Enfouissement profond
Les sédiments qui s'accumulent pendant des millions d'années enfouissent la carcasse en profondeur, et des minéraux dissous dans l'eau du sol s'infiltrent dans les os. Un enfouissement particulièrement profond peut favoriser la conservation des tissus mous en les protégeant de l'oxydation, des variations thermiques et de l'acidité du sol, ainsi que des ultraviolets, qui sont autant de facteurs actifs en surface. La carcasse finit par se retrouver en équilibre thermique et chimique avec le sol.
Mise au jour
Les mouvements tectoniques soulèvent les couches sédimentaires contenant les fossiles, puis l'érosion expose ces derniers et les met à portée des chasseurs de fossiles. Afin de protéger d'éventuelles molécules organiques résiduelles, il importe alors de minimiser l'exposition du fossile à l'air libre, puis d'analyser aussi vite que possible les matériaux, éventuellement organiques, encore présents sur les os.
LA « DISSECTION » D'UN DINOSAURE À BEC DE CANARD
En 2007, des chercheurs découvrent un fémur bien conservé de dinosaure à tête de canard (Brachylophosaurus canadensis) dans l'Est du Montana, aux États-Unis. Son étude au microscope révèle que ce fémur contient des structures ressemblant à des ostéocytes (cellules osseuses) ; ces structures étaient incluses dans une matrice de matériau blanc et fibreux, qui ressemble à du collagène (voir la micrographie). Des analyses ultérieures ont confirmé la présence de tissus mous et réfuté l'hypothèse que ces structures pourraient être dues à des bactéries. En particulier, des extraits de cet os de dinosaure réagissent avec les anticorps qui ciblent le collagène ainsi que d'autres protéines non fabriquées par les bactéries. Comme on pouvait s'y attendre si le fémur de dinosaure à bec de canard contenait effectivement des protéines de dinosaure, la spectrométrie de masse a révélé des séquences d'acides aminés très proches de celles des protéines d'oiseaux modernes, lesquels sont des descendants des dinosaures, et différentes de celles provenant de bactéries.

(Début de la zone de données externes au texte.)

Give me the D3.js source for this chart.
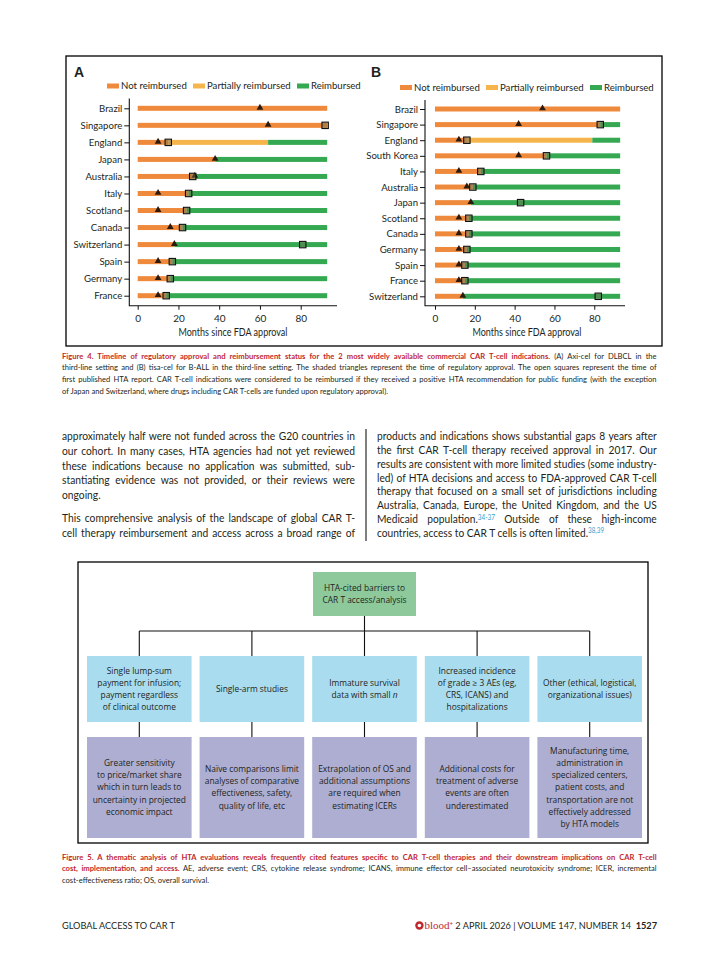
<!DOCTYPE html>
<html><head><meta charset="utf-8">
<script src="https://cdn.jsdelivr.net/npm/d3@7"></script>
<style>html,body{margin:0;padding:0;background:#fff;}svg{display:block;}</style>
</head><body>
<script>
// ---------- DATA ----------
const statusLabels = ["Not reimbursed", "Partially reimbursed", "Reimbursed"];
const tickValues = [0, 20, 40, 60, 80];
const studyEnd = 93;

const countriesA = ["Brazil","Singapore","England","Japan","Australia","Italy","Scotland","Canada","Switzerland","Spain","Germany","France"];
const approvalA  = [60, 64, 10, 38, 28, 10, 10, 16, 18, 10, 10, 10];
const htaA       = [null, 92, 15, null, 27, 25, 24, 22, 81, 17, 16, 14];
const notEndA    = [93, 93, 15, 38, 28, 25, 24, 22, 18, 17, 16, 14];
const partEndA   = [93, 93, 64, 38, 28, 25, 24, 22, 18, 17, 16, 14];

const countriesB = ["Brazil","Singapore","England","South Korea","Italy","Australia","Japan","Scotland","Canada","Germany","Spain","France","Switzerland"];
const approvalB  = [54, 42, 12, 42, 12, 16, 18, 12, 12, 12, 12, 12, 14];
const htaB       = [null, 83, 16, 56, 23, 19, 43, 17, 17, 16, 15, 15, 82];
const notEndB    = [93, 83, 16, 56, 23, 19, 18, 17, 17, 16, 15, 15, 14];
const partEndB   = [93, 83, 79, 56, 23, 19, 18, 17, 17, 16, 15, 15, 14];

// ---------- STYLE ----------
const C_OR = "#ef8a3c", C_YE = "#f5b54c", C_GR = "#35a852";
const colors = [C_OR, C_YE, C_GR];
const INK = "#231f20", RED = "#c1272d", LINK = "#3a9ccc";
const FONT = "Lato, 'Open Sans', sans-serif";

const svg = d3.select("body").append("svg").attr("width", 719).attr("height", 965);
svg.append("rect").attr("width", 719).attr("height", 965).attr("fill", "#fff");

// Figure 4 frame
svg.append("rect").attr("x", 66).attr("y", 56).attr("width", 596).attr("height", 290)
  .attr("fill", "none").attr("stroke", "#000").attr("stroke-width", 1.3);

function panel(opt) {
  const g = svg.append("g");
  const x = d3.scaleLinear().domain([0, studyEnd]).range([opt.x0, opt.x0 + studyEnd * opt.pxPerMonth]);
  const y = d3.scalePoint().domain(opt.countries).range([opt.yTop, opt.yBot]);
  g.append("text").attr("x", opt.letterX).attr("y", 77).text(opt.letter)
    .attr("font-family", "'Liberation Sans', Arial, sans-serif").attr("font-weight", "bold").attr("font-size", 14).attr("fill", INK);
  statusLabels.forEach((s, i) => {
    const lx = opt.legendX[i];
    g.append("rect").attr("x", lx).attr("y", opt.legendY - 2.5).attr("width", 12).attr("height", 5).attr("fill", colors[i]);
    g.append("text").attr("x", lx + 14).attr("y", opt.legendY + 3.3).text(s)
      .attr("font-family", FONT).attr("font-size", 9.6).attr("fill", INK);
  });
  const rows = opt.countries.map((c, i) => ({
    c, segs: [[0, opt.notEnd[i], 0], [opt.notEnd[i], opt.partEnd[i], 1], [opt.partEnd[i], studyEnd, 2]].filter(s => s[1] > s[0]),
    a: opt.approval[i], h: opt.hta[i]
  }));
  const bh = 5;
  rows.forEach(r => {
    g.selectAll(null).data(r.segs).enter().append("rect")
      .attr("x", d => x(d[0])).attr("width", d => x(d[1]) - x(d[0]))
      .attr("y", y(r.c) - bh / 2).attr("height", bh).attr("fill", d => colors[d[2]]);
  });
  g.selectAll(null).data(rows).enter().append("path")
    .attr("d", d3.symbol(d3.symbolTriangle).size(20))
    .attr("transform", d => `translate(${x(d.a)},${y(d.c) - 0.6})`)
    .attr("fill", "#2a1a10");
  g.selectAll(null).data(rows.filter(d => d.h != null)).enter().append("rect")
    .attr("x", d => x(d.h) - 3.2).attr("y", d => y(d.c) - 3.2).attr("width", 6.4).attr("height", 6.4)
    .attr("fill", "rgba(110,110,80,0.45)").attr("stroke", "#111").attr("stroke-width", 1.1);
  const ax = g.append("g").attr("transform", `translate(0,${opt.axisY})`)
    .call(d3.axisBottom(x).tickValues(tickValues).tickSize(4).tickSizeOuter(0));
  ax.select(".domain").remove();
  ax.selectAll("line").attr("stroke", "#111");
  ax.selectAll("text").attr("font-family", FONT).attr("font-size", 10).attr("fill", INK).attr("dy", "0.9em");
  const ay = g.append("g").attr("transform", `translate(${opt.axisX},0)`)
    .call(d3.axisLeft(y).tickSize(5).tickPadding(2).tickSizeOuter(0));
  ay.select(".domain").remove();
  ay.selectAll("line").attr("stroke", "#111");
  ay.selectAll("text").attr("font-family", FONT).attr("font-size", 9.6).attr("fill", INK);
  g.append("path").attr("d", `M${opt.axisX},${opt.axisTop}V${opt.axisY}H${opt.axisEnd}`)
    .attr("fill", "none").attr("stroke", "#111").attr("stroke-width", 1.1);
  const t = g.append("text").text("Months since FDA approval")
    .attr("font-family", FONT).attr("font-size", 10.5).attr("fill", INK).attr("text-anchor", "middle");
  t.attr("transform", `translate(${opt.titleX},${opt.titleY}) scale(0.86,1)`);
}

panel({ letter: "A", letterX: 74, legendX: [107, 193, 297], legendY: 86,
  countries: countriesA, approval: approvalA, hta: htaA, notEnd: notEndA, partEnd: partEndA,
  x0: 137.7, pxPerMonth: 2.0375, yTop: 108.3, yBot: 295.7, axisX: 129.3, axisY: 305.7, axisTop: 98.5, axisEnd: 337,
  titleX: 233, titleY: 336 });
panel({ letter: "B", letterX: 371, legendX: [400, 486, 590], legendY: 87.5,
  countries: countriesB, approval: approvalB, hta: htaB, notEnd: notEndB, partEnd: partEndB,
  x0: 435, pxPerMonth: 1.991, yTop: 109, yBot: 296.3, axisX: 425, axisY: 305.7, axisTop: 100, axisEnd: 625,
  titleX: 527, titleY: 336 });

// ---------- justified paragraph helper ----------
function paragraph(x, width, size, lines, maxScale) {
  const made = lines.map(l => {
    const t = svg.append("text").attr("font-family", FONT).attr("font-size", size).attr("fill", INK);
    l.parts.forEach(p => {
      const s = t.append("tspan").text(p.t).attr("fill", p.c || INK);
      if (p.b) s.attr("font-weight", "bold");
      if (p.sup) s.attr("font-size", size * 0.62).attr("baseline-shift", "super");
    });
    const L = t.node().getComputedTextLength();
    const n = l.parts.reduce((a, p) => a + (p.t.match(/ /g) || []).length, 0);
    return { t, L, n, l };
  });
  let kPara = maxScale;
  made.forEach(m => { if (!m.l.last) kPara = Math.min(kPara, width / m.L); });
  const ks = [];
  made.forEach(m => {
    if (m.l.last) return;
    const own = Math.min(maxScale, width / m.L);
    m.k = kPara + 0.5 * (own - kPara);
    ks.push(m.k);
    if (m.n > 0) m.t.attr("word-spacing", (width / m.k - m.L) / m.n);
  });
  const kAvg = d3.mean(ks);
  made.forEach(m => {
    const k = m.l.last ? kAvg : m.k;
    m.t.attr("transform", `translate(${x},${m.l.y}) scale(${k},1)`);
  });
}

const capSize = 8;
paragraph(62, 595, capSize, [
  { y: 358.5, parts: [{ t: "Figure 4. Timeline of regulatory approval and reimbursement status for the 2 most widely available commercial CAR T-cell indications.", c: RED, b: true }, { t: " (A) Axi-cel for DLBCL in the" }] },
  { y: 370.3, parts: [{ t: "third-line setting and (B) tisa-cel for B-ALL in the third-line setting. The shaded triangles represent the time of regulatory approval. The open squares represent the time of" }] },
  { y: 382.1, parts: [{ t: "first published HTA report. CAR T-cell indications were considered to be reimbursed if they received a positive HTA recommendation for public funding (with the exception" }] },
  { y: 393.9, last: true, parts: [{ t: "of Japan and Switzerland, where drugs including CAR T-cells are funded upon regulatory approval)." }] }
], 0.95);

const bodySize = 10.6;
const leftLines = [
  "approximately half were not funded across the G20 countries in",
  "our cohort. In many cases, HTA agencies had not yet reviewed",
  "these indications because no application was submitted, sub-",
  "stantiating evidence was not provided, or their reviews were",
  "ongoing.",
  "This comprehensive analysis of the landscape of global CAR T-",
  "cell therapy reimbursement and access across a broad range of"];
const leftY = [440, 454.8, 469.6, 484.4, 499, 522, 536.5];
paragraph(62, 293, bodySize, leftLines.map((s, i) => ({ y: leftY[i], last: i === 4, parts: [{ t: s }] })), 0.97);

const rightY = [440, 453.8, 467.6, 481.5, 495.3, 509.1, 522.8, 536.5];
const rightParts = [
  [{ t: "products and indications shows substantial gaps 8 years after" }],
  [{ t: "the first CAR T-cell therapy received approval in 2017. Our" }],
  [{ t: "results are consistent with more limited studies (some industry-" }],
  [{ t: "led) of HTA decisions and access to FDA-approved CAR T-cell" }],
  [{ t: "therapy that focused on a small set of jurisdictions including" }],
  [{ t: "Australia, Canada, Europe, the United Kingdom, and the US" }],
  [{ t: "Medicaid population." }, { t: "34-37", sup: true, c: LINK }, { t: " Outside of these high-income" }],
  [{ t: "countries, access to CAR T cells is often limited." }, { t: "38,39", sup: true, c: LINK }]];
paragraph(377, 280, bodySize, rightParts.map((p, i) => ({ y: rightY[i], last: i === 7, parts: p })), 0.97);
svg.append("line").attr("x1", 366).attr("x2", 366).attr("y1", 429).attr("y2", 541).attr("stroke", "#000").attr("stroke-width", 1);

// ---------- Figure 5 ----------
svg.append("rect").attr("x", 78).attr("y", 562).attr("width", 570).attr("height", 281)
  .attr("fill", "none").attr("stroke", "#000").attr("stroke-width", 1.3);
const boxFont = "'Open Sans', 'Noto Sans', sans-serif";
function boxText(cx, cy, lines, size) {
  const lh = 12.1;
  const t = svg.append("text").attr("font-family", boxFont).attr("font-size", size).attr("fill", INK).attr("text-anchor", "middle");
  lines.forEach((l, i) => {
    const ts = t.append("tspan").attr("x", cx).attr("y", cy + (i - (lines.length - 1) / 2) * lh + size * 0.35);
    (Array.isArray(l) ? l : [{ t: l }]).forEach(p => {
      const s = ts.append("tspan").text(p.t);
      if (p.i) s.attr("font-style", "italic");
    });
  });
  return t;
}
const topBox = { x: 313, y: 572, w: 103, h: 44 };
svg.append("rect").attr("x", topBox.x).attr("y", topBox.y).attr("width", topBox.w).attr("height", topBox.h).attr("fill", "#8dc99b");
boxText(topBox.x + topBox.w / 2, topBox.y + topBox.h / 2, ["HTA-cited barriers to", "CAR T access/analysis"], 8.4);

const midLines = [
  ["Single lump-sum", "payment for infusion;", "payment regardless", "of clinical outcome"],
  ["Single-arm studies"],
  ["Immature survival", [{ t: "data with small " }, { t: "n", i: true }]],
  ["Increased incidence", "of grade \u2265 3 AEs (eg,", "CRS, ICANS) and", "hospitalizations"],
  ["Other (ethical, logistical,", "organizational issues)"]];
const lowLines = [
  ["Greater sensitivity", "to price/market share", "which in turn leads to", "uncertainty in projected", "economic impact"],
  ["Na\u00efve comparisons limit", "analyses of comparative", "effectiveness, safety,", "quality of life, etc"],
  ["Extrapolation of OS and", "additional assumptions", "are required when", "estimating ICERs"],
  ["Additional costs for", "treatment of adverse", "events are often", "underestimated"],
  ["Manufacturing time,", "administration in", "specialized centers,", "patient costs, and", "transportation are not", "effectively addressed", "by HTA models"]];
const bx0 = 87, bw = 104.6, bgap = 8;
const cx = i => bx0 + i * (bw + bgap) + bw / 2;
const midY = 656, midH = 66, lowY = 737, lowH = 101, hY = 631;
const conn = svg.append("g").attr("stroke", "#111").attr("stroke-width", 1.1).attr("fill", "none");
conn.append("path").attr("d", `M${topBox.x + topBox.w / 2},${topBox.y + topBox.h}V${hY}M${cx(0)},${hY}H${cx(4)}`);
midLines.forEach((l, i) => {
  conn.append("path").attr("d", `M${cx(i)},${hY}V${midY}M${cx(i)},${midY + midH}V${lowY}`);
  svg.append("rect").attr("x", cx(i) - bw / 2).attr("y", midY).attr("width", bw).attr("height", midH).attr("fill", "#a9dcef");
  boxText(cx(i), midY + midH / 2, l, 8.4);
  svg.append("rect").attr("x", cx(i) - bw / 2).attr("y", lowY).attr("width", bw).attr("height", lowH).attr("fill", "#adaed1");
  boxText(cx(i), lowY + lowH / 2, lowLines[i], 8.4);
});

paragraph(62, 595, capSize, [
  { y: 859.5, parts: [{ t: "Figure 5. A thematic analysis of HTA evaluations reveals frequently cited features specific to CAR T-cell therapies and their downstream implications on CAR T-cell", c: RED, b: true }] },
  { y: 871.3, parts: [{ t: "cost, implementation, and access.", c: RED, b: true }, { t: " AE, adverse event; CRS, cytokine release syndrome; ICANS, immune effector cell\u2013associated neurotoxicity syndrome; ICER, incremental" }] },
  { y: 883.1, last: true, parts: [{ t: "cost-effectiveness ratio; OS, overall survival." }] }
], 0.95);

// Footer
svg.append("text").attr("x", 62).attr("y", 929).text("GLOBAL ACCESS TO CAR T")
  .attr("font-family", FONT).attr("font-size", 9.2).attr("fill", INK);
const ft = svg.append("text").attr("x", 657).attr("y", 929).attr("text-anchor", "end").attr("font-family", FONT).attr("font-size", 9.2).attr("fill", INK);
ft.append("tspan").text("blood").attr("fill", RED).attr("font-family", "'Liberation Serif', 'DejaVu Serif', serif").attr("font-size", 11);
ft.append("tspan").text("+").attr("fill", RED).attr("font-size", 6).attr("baseline-shift", "super");
ft.append("tspan").text(" 2 APRIL 2026 | VOLUME 147, NUMBER 14 ");
ft.append("tspan").text("\u00a01527").attr("font-weight", "bold");
const fb = ft.node().getBBox();
svg.append("circle").attr("cx", fb.x - 5).attr("cy", 925.5).attr("r", 4.2).attr("fill", RED);
svg.append("circle").attr("cx", fb.x - 5).attr("cy", 925.5).attr("r", 1.8).attr("fill", "#fff");
</script>
</body></html>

Brachylophosaurus canadensis
Les structures ramifiées rougeâtres sont des ostéocytes de Brachylophosaurus. La matrice fibreuse blanche est du collagène.
RESTES ORGANIQUES ANCIENS
Les chercheurs ont retrouvé des tissus mous dans nombre de fossiles vieux de plusieurs dizaines de millions d'années.
L'os d'un doigt de Rahonavis ostromi, oiseau qui vécut il y a environ 70 à 80 millions d'années à Madagascar, est recouvert par de la substance blanche. Cette dernière semble être le résidu d'une enveloppe protéique qui recouvrait les griffes de cet animal.

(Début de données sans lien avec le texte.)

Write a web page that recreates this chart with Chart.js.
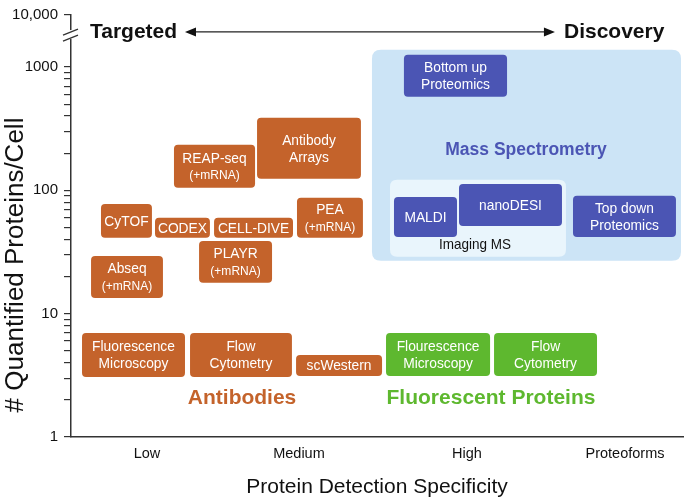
<!DOCTYPE html>
<html>
<head>
<meta charset="utf-8">
<script src="https://cdn.jsdelivr.net/npm/chart.js@4/dist/chart.umd.min.js"></script>
<style>
  html, body { margin: 0; padding: 0; background: #ffffff; }
  #wrap { width: 688px; height: 502px; }
</style>
</head>
<body>
<div id="wrap"><canvas id="c" width="688" height="502"></canvas></div>
<script>
// ---------- DATA ----------
const specificityCategories = ['Low', 'Medium', 'High', 'Proteoforms'];
const specificityTickAt = [0.497, 1.490, 2.588, 3.621];

const yTickValues = [1, 2, 3, 4, 5, 6, 7, 8, 9, 10, 20, 30, 40, 50, 60, 70, 80, 90,
                     100, 200, 300, 400, 500, 600, 700, 800, 900, 1000, 2640];
const yTickLabels = { 1: '1', 10: '10', 100: '100', 1000: '1000', 2640: '10,000' };

// methods (boxes): range along specificity axis and range of proteins/cell
const methodNames = [
  'Fluorescence\nMicroscopy', 'Flow\nCytometry', 'scWestern', 'Abseq\n(+mRNA)', 'CyTOF',
  'CODEX', 'CELL-DIVE', 'PLAYR\n(+mRNA)', 'REAP-seq\n(+mRNA)', 'Antibody\nArrays', 'PEA\n(+mRNA)',
  'Bottom up\nProteomics', 'MALDI', 'nanoDESI', 'Top down\nProteomics',
  'Flourescence\nMicroscopy', 'Flow\nCytometry'
];
const methodGroup = [
  'Antibodies', 'Antibodies', 'Antibodies', 'Antibodies', 'Antibodies',
  'Antibodies', 'Antibodies', 'Antibodies', 'Antibodies', 'Antibodies', 'Antibodies',
  'Mass Spectrometry', 'Mass Spectrometry', 'Mass Spectrometry', 'Mass Spectrometry',
  'Fluorescent Proteins', 'Fluorescent Proteins'
];
const specStart = [0.072, 0.778, 1.471, 0.131, 0.196, 0.549, 0.935, 0.837, 0.673, 1.216, 1.477,
                   2.176, 2.111, 2.536, 3.281, 2.059, 2.765];
const specEnd   = [0.745, 1.444, 2.033, 0.601, 0.529, 0.908, 1.451, 1.314, 1.203, 1.895, 1.908,
                   2.850, 2.523, 3.209, 3.954, 2.739, 3.438];
const countLow  = [3.07, 3.07, 3.12, 13.4, 41.2, 41.2, 41.2, 17.8, 104.7, 123.9, 41.2,
                   573, 41.9, 51.5, 41.9, 3.12, 3.12];
const countHigh = [6.98, 6.98, 4.63, 29.4, 77.6, 59.8, 59.8, 38.9, 233.8, 387, 86.9,
                   1256, 88.5, 112.8, 90.2, 6.98, 6.98];

// background regions
const regionNames = ['Mass Spectrometry', 'Imaging MS'];
const regionSpecStart = [1.967, 2.085];
const regionSpecEnd   = [3.987, 3.235];
const regionCountLow  = [26.8, 28.9];
const regionCountHigh = [1378, 121.6];

// group labels
const groupLabelNames = ['Antibodies', 'Fluorescent Proteins', 'Mass Spectrometry', 'Imaging MS'];
const groupLabelSpec  = [1.118, 2.745, 2.974, 2.641];
const groupLabelCount = [2.07, 2.07, 213, 36.1];

// ---------- STYLE ----------
const COLORS = {
  'Antibodies': '#C4632B',
  'Mass Spectrometry': '#4B55B4',
  'Fluorescent Proteins': '#5EB82F'
};
const REGION_COLORS = ['#CCE4F6', '#E9F5FC'];
const LABEL_STYLE = {
  'Antibodies': { color: '#C4632B', font: 'bold 21px "Liberation Sans", Arial, sans-serif' },
  'Fluorescent Proteins': { color: '#5EB82F', font: 'bold 21px "Liberation Sans", Arial, sans-serif' },
  'Mass Spectrometry': { color: '#4B55B4', font: 'bold 17.5px "Liberation Sans", Arial, sans-serif' },
  'Imaging MS': { color: '#111111', font: '15px "Liberation Sans", Arial, sans-serif', condensed: 0.9 }
};
const FAMILY = '"Liberation Sans", Arial, sans-serif';

function roundRect(ctx, x, y, w, h, r) {
  ctx.beginPath();
  ctx.moveTo(x + r, y);
  ctx.lineTo(x + w - r, y);
  ctx.quadraticCurveTo(x + w, y, x + w, y + r);
  ctx.lineTo(x + w, y + h - r);
  ctx.quadraticCurveTo(x + w, y + h, x + w - r, y + h);
  ctx.lineTo(x + r, y + h);
  ctx.quadraticCurveTo(x, y + h, x, y + h - r);
  ctx.lineTo(x, y + r);
  ctx.quadraticCurveTo(x, y, x + r, y);
  ctx.closePath();
}

function condensedText(ctx, text, x, y, font, sx) {
  ctx.save();
  ctx.font = font;
  ctx.translate(x, y);
  ctx.scale(sx, 1);
  ctx.fillText(text, 0, 0);
  ctx.restore();
}

const boxesPlugin = {
  id: 'boxes',
  beforeDatasetsDraw(chart) {
    const ctx = chart.ctx;
    const xs = chart.scales.x, ys = chart.scales.y;
    // regions
    for (let i = 0; i < regionNames.length; i++) {
      const x0 = xs.getPixelForValue(regionSpecStart[i]);
      const x1 = xs.getPixelForValue(regionSpecEnd[i]);
      const y0 = ys.getPixelForValue(regionCountHigh[i]);
      const y1 = ys.getPixelForValue(regionCountLow[i]);
      ctx.save();
      ctx.fillStyle = REGION_COLORS[i];
      roundRect(ctx, x0, y0, x1 - x0, y1 - y0, i === 0 ? 9 : 7);
      ctx.fill();
      ctx.restore();
    }
    // method boxes
    for (let i = 0; i < methodNames.length; i++) {
      const x0 = xs.getPixelForValue(specStart[i]);
      const x1 = xs.getPixelForValue(specEnd[i]);
      const y0 = ys.getPixelForValue(countHigh[i]);
      const y1 = ys.getPixelForValue(countLow[i]);
      ctx.save();
      ctx.fillStyle = COLORS[methodGroup[i]];
      roundRect(ctx, x0, y0, x1 - x0, y1 - y0, 4);
      ctx.fill();
      ctx.fillStyle = '#ffffff';
      ctx.textAlign = 'center';
      ctx.textBaseline = 'middle';
      const lines = methodNames[i].split('\n');
      const cx = (x0 + x1) / 2, cy = (y0 + y1) / 2;
      const lh = 17;
      lines.forEach((ln, k) => {
        const ly = cy + (k - (lines.length - 1) / 2) * lh + 0.5;
        const small = ln.startsWith('(');
        condensedText(ctx, ln, cx, ly, (small ? '13.5px ' : '15.5px ') + FAMILY, 0.89);
      });
      ctx.restore();
    }
    // group labels
    for (let i = 0; i < groupLabelNames.length; i++) {
      const st = LABEL_STYLE[groupLabelNames[i]];
      const px = xs.getPixelForValue(groupLabelSpec[i]);
      const py = ys.getPixelForValue(groupLabelCount[i]);
      ctx.save();
      ctx.fillStyle = st.color;
      ctx.textAlign = 'center';
      ctx.textBaseline = 'middle';
      condensedText(ctx, groupLabelNames[i], px, py, st.font, st.condensed || 1);
      ctx.restore();
    }
  },
  afterDraw(chart) {
    const ctx = chart.ctx;
    const xs = chart.scales.x, ys = chart.scales.y;
    const area = chart.chartArea;
    // axis break on y axis
    const ax = area.left;
    const yb = ys.getPixelForValue(1850);
    ctx.save();
    ctx.fillStyle = '#ffffff';
    ctx.fillRect(ax - 3, yb - 4, 6, 9);
    ctx.strokeStyle = '#333333';
    ctx.lineWidth = 1.3;
    ctx.beginPath();
    ctx.moveTo(ax - 8, yb + 1); ctx.lineTo(ax + 7, yb - 5);
    ctx.moveTo(ax - 8, yb + 7); ctx.lineTo(ax + 7, yb + 1);
    ctx.stroke();
    ctx.restore();

    // Targeted <-> Discovery arrow
    const ay = ys.getPixelForValue(1923);
    const tx = xs.getPixelForValue(0.124);
    const aL = xs.getPixelForValue(0.745);
    const aR = xs.getPixelForValue(3.163);
    const dx = xs.getPixelForValue(3.222);
    ctx.save();
    ctx.fillStyle = '#111111';
    ctx.font = 'bold 21px ' + FAMILY;
    ctx.textBaseline = 'middle';
    ctx.textAlign = 'left';
    ctx.fillText('Targeted', tx, ay);
    ctx.fillText('Discovery', dx, ay);
    ctx.strokeStyle = '#222222';
    ctx.lineWidth = 1.3;
    ctx.beginPath();
    ctx.moveTo(aL + 6, ay); ctx.lineTo(aR - 6, ay);
    ctx.stroke();
    ctx.beginPath();
    ctx.moveTo(aL, ay); ctx.lineTo(aL + 11, ay - 4.5); ctx.lineTo(aL + 11, ay + 4.5); ctx.closePath();
    ctx.moveTo(aR, ay); ctx.lineTo(aR - 11, ay - 4.5); ctx.lineTo(aR - 11, ay + 4.5); ctx.closePath();
    ctx.fill();
    ctx.restore();

    // y axis title
    ctx.save();
    ctx.fillStyle = '#111111';
    ctx.font = '26px ' + FAMILY;
    ctx.textAlign = 'center';
    ctx.textBaseline = 'middle';
    ctx.translate(16, 265);
    ctx.rotate(-Math.PI / 2);
    ctx.fillText('# Quantified Proteins/Cell', 0, 0);
    ctx.restore();
  }
};

new Chart(document.getElementById('c'), {
  type: 'scatter',
  data: { datasets: [{ data: [], pointRadius: 0 }] },
  plugins: [boxesPlugin],
  options: {
    responsive: false,
    animation: false,
    layout: { padding: { top: 15, right: 5, left: 0, bottom: 0 } },
    plugins: { legend: { display: false }, tooltip: { enabled: false } },
    scales: {
      x: {
        type: 'linear', min: 0, max: 4,
        afterBuildTicks: s => { s.ticks = specificityTickAt.map(v => ({ value: v })); },
        afterFit: s => { s.height = 65; },
        ticks: {
          autoSkip: false, maxRotation: 0, padding: 8,
          color: '#111111',
          font: { size: 14.5, family: FAMILY },
          callback: (v, i) => specificityCategories[i]
        },
        grid: { display: false, drawTicks: false },
        border: { display: true, color: '#333333', width: 1.5 },
        title: {
          display: true, text: 'Protein Detection Specificity', color: '#111111',
          font: { size: 21, family: FAMILY }, padding: { top: 0, bottom: 2 }
        }
      },
      y: {
        type: 'logarithmic', min: 1, max: 2640,
        afterBuildTicks: s => { s.ticks = yTickValues.map(v => ({ value: v })); },
        afterFit: s => { s.width = 71; },
        ticks: {
          autoSkip: false, padding: 6,
          color: '#111111',
          font: { size: 15, family: FAMILY },
          callback: (v) => (yTickLabels[v] !== undefined ? yTickLabels[v] : '')
        },
        grid: { drawOnChartArea: false, drawTicks: true, tickLength: 7, color: '#333333', lineWidth: 1.2 },
        border: { display: true, color: '#333333', width: 1.5 }
      }
    }
  }
});
</script>
</body>
</html>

Ce filament creux (ou centre) a l'apparence d'une fibre de plume ; il appartenait à Shuvuuia deserti, un petit dinosaure carnivore qui peuplait la Mongolie, il y a 7O millions à 83 millions d'années.
De l'os médullaire a été trouvé dans un os vieux de 68 millions d'années provenant d'un tyrannosaure exhumé dans le Montana. Ce type de tissu est formé pendant une durée limitée par les femelles d'oiseaux sur le point de pondre.
Des vaisseaux sanguins, ou du moins des structures qui leur ressemblent fortement, sont apparus après dissolution des minéraux d'un morceau d'os cortical (de l'os compact) appartenant à l'un des tyrannosaures du Montana.
MOR555 est un spécimen de tyrannosaure très bien conservé dont les os ont révélé, pour la première fois, de la matière organique préservée (il s'agit ci-dessus d'une réplique).
Les globules rouges de MOR555. Ces petites sphères rouges, situées dans ce qui ressemble à un vaisseau capillaire, sont visibles au microscope dans une coupe mince d'os d'un Tyrannosaurus rex du Montana.